Access to the network resource via IP and policy based security can also be time consuming to restore, so backing your IAS, RAS and DHCP scopes file using netsh so a way to save some time on the restore, after all you can make 30 or 40 clicks or you can just type netsh exec file.txt now this might not sound like that much of a time saver at first but when you have 8 to 10 server this can save more than an hour and cut the time spent down to less than a minute if you also have PSTools you can execute the restore simultaneously on all servers.


Scripting
Scripting is an important part of IT not just documenting how tasks are done but using the tools to hand to reduce the time taken to do them.

Imagine for an example I wanted to install a windows hotfix on 50 workstation and I didn’t have WSUS or internet access on the LAN segment for whatever reason do I spend 10 minutes logging on to each workstation and installing said hotfix and ultimately lose several precious hours or do I sit at my desk and execute c:\pstools\psexec @C:\workstationlist.txt “\\fileserver\share\critical\patch.exe /quiet /passive /norestart” and thus never have to leave the my chair.

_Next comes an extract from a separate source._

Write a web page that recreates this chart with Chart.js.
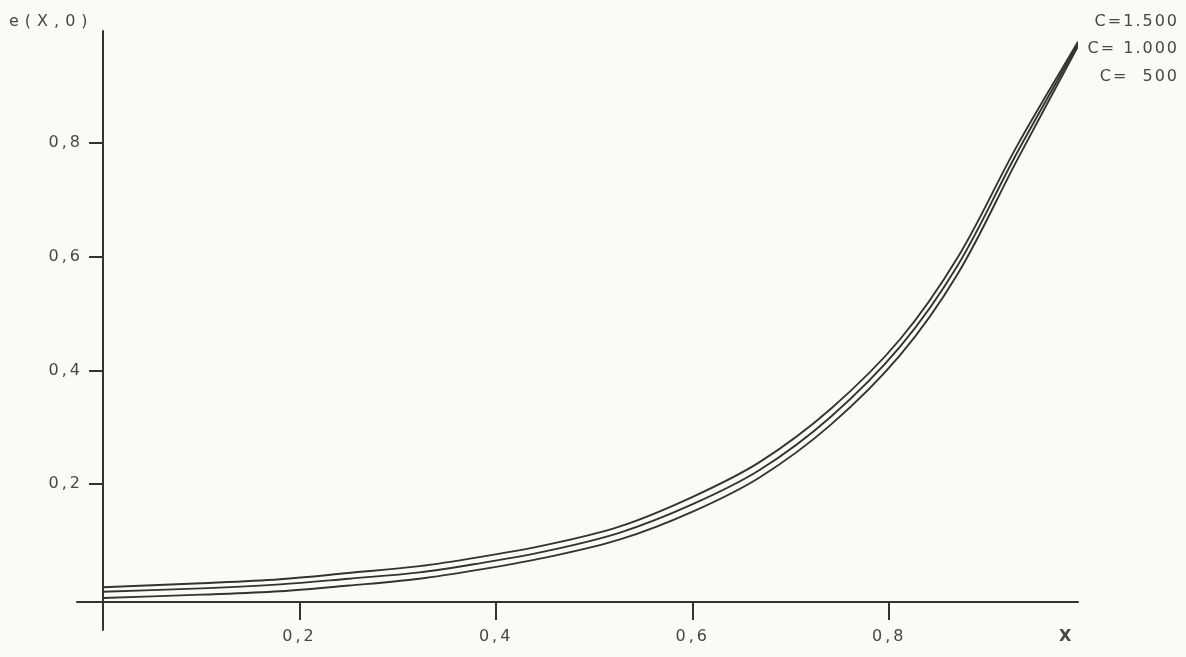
<!DOCTYPE html>
<html><head><meta charset="utf-8">
<script src="https://cdn.jsdelivr.net/npm/chart.js@4/dist/chart.umd.min.js"></script>
<style>
html,body{margin:0;padding:0;background:#fbfbf6;}
#wrap{width:1186px;height:657px;position:relative;}
</style>
</head><body>
<div id="wrap"><canvas id="c" width="1186" height="657"></canvas></div>
<script>
// ---- data ----
const xValues   = [0, 0.1, 0.18, 0.25, 0.322, 0.383, 0.45, 0.526, 0.6, 0.668, 0.74, 0.811, 0.87, 0.93, 0.992];
const seriesC1500 = [0.019, 0.026, 0.033, 0.044, 0.056, 0.072, 0.093, 0.126, 0.178, 0.239, 0.332, 0.455, 0.600, 0.795, 0.978];
const seriesC1000 = [0.011, 0.017, 0.024, 0.034, 0.045, 0.061, 0.082, 0.115, 0.165, 0.225, 0.318, 0.442, 0.586, 0.783, 0.974];
const seriesC500  = [0.000, 0.006, 0.012, 0.022, 0.034, 0.050, 0.071, 0.103, 0.152, 0.212, 0.304, 0.427, 0.571, 0.770, 0.970];
const seriesLabels = ['C=1.500', 'C= 1.000', 'C=  500'];
const xTicks = [0.2, 0.4, 0.6, 0.8];
const yTicks = [0.2, 0.4, 0.6, 0.8];
const yAxisTitle = 'e(X,0)';
const xAxisTitle = 'X';

const INK = '#333333';
const TEXT = '#474747';
const FONT = 'DejaVu Sans';
const fmt = v => Number(v).toFixed(1).replace('.', ',');
const toPts = ys => xValues.map((x, i) => ({x: x, y: ys[i]}));

const ds = (label, ys) => ({
  label: label, data: toPts(ys), borderColor: INK, borderWidth: 1.9,
  pointRadius: 0, fill: false, tension: 0.35
});

const spacing = {
  id: 'spacing',
  beforeInit(chart) { chart.ctx.letterSpacing = '3px'; },
  beforeDraw(chart) { chart.ctx.letterSpacing = '3px'; }
};

const decor = {
  id: 'decor',
  afterDraw(chart) {
    const {ctx, chartArea: a} = chart;
    ctx.save();
    ctx.strokeStyle = INK; ctx.lineWidth = 2; ctx.lineCap = 'round';
    // y axis
    ctx.beginPath(); ctx.moveTo(a.left, a.top); ctx.lineTo(a.left, a.bottom + 28); ctx.stroke();
    // x axis
    ctx.beginPath(); ctx.moveTo(a.left - 26, a.bottom); ctx.lineTo(a.right, a.bottom); ctx.stroke();
    ctx.fillStyle = TEXT;
    ctx.font = '16px "' + FONT + '"';
    ctx.textBaseline = 'middle';
    ctx.letterSpacing = '6px';
    ctx.textAlign = 'left';
    ctx.fillText(yAxisTitle, 9, 22);
    ctx.letterSpacing = '0px';
    ctx.font = 'bold 16px "' + FONT + '"';
    ctx.fillText(xAxisTitle, 1059, 637);
    ctx.font = '16px "' + FONT + '"';
    ctx.letterSpacing = '2px';
    ctx.textAlign = 'right';
    const ly = [22, 49, 77];
    seriesLabels.forEach((t, i) => ctx.fillText(t, 1179, ly[i]));
    ctx.restore();
  }
};

new Chart(document.getElementById('c'), {
  type: 'line',
  data: { datasets: [ds(seriesLabels[0], seriesC1500), ds(seriesLabels[1], seriesC1000), ds(seriesLabels[2], seriesC500)] },
  options: {
    responsive: false, animation: false, events: [],
    layout: { padding: { top: 31, right: 108, left: 0, bottom: 0 } },
    plugins: { legend: { display: false }, tooltip: { enabled: false } },
    scales: {
      x: {
        type: 'linear', min: 0, max: 0.992,
        afterBuildTicks: s => { s.ticks = xTicks.map(v => ({value: v})); },
        afterFit: s => { s.height = 55; },
        border: { display: false },
        grid: { drawOnChartArea: false, drawTicks: true, tickLength: 18, color: INK, lineWidth: 2 },
        ticks: { color: TEXT, padding: 7, maxRotation: 0, font: { family: FONT, size: 16 }, callback: v => fmt(v) }
      },
      y: {
        type: 'linear', min: -0.007, max: 0.997,
        afterBuildTicks: s => { s.ticks = yTicks.map(v => ({value: v})); },
        afterFit: s => { s.width = 103; },
        border: { display: false },
        grid: { drawOnChartArea: false, drawTicks: true, tickLength: 14, color: INK, lineWidth: 2 },
        ticks: { color: TEXT, padding: 6, font: { family: FONT, size: 16 }, callback: v => fmt(v) }
      }
    }
  },
  plugins: [spacing, decor]
});
</script>
</body></html>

This kind of scripting can be used in restores to just as much efficiency, as it maybe need redeploy patches and updates that are missing from the restore media.
Remember whatever tools use choice to use, it should be use on the entire environment as differing restore techniques only add to the complications and time needed to restore the environment.


Applications
Now we have finished on the scripting side of things move on to the applications, using Active Directory based authentication is not just easier to centrally administer but also better for application restores as it saves time on restoring SQL based logins where this is mismatch in SID, along with file permission and other such lovely security identifier related issues, so make a check on all existing application that they use domain authentication and identify any that might be a problem to restore.

Another largely over looked point is some application are outside of backup software’s ability to restore so look into best practices of each software vendor you use and check the application has recover path as you might need to delete locked files and or restore the application using its own set of backup tools.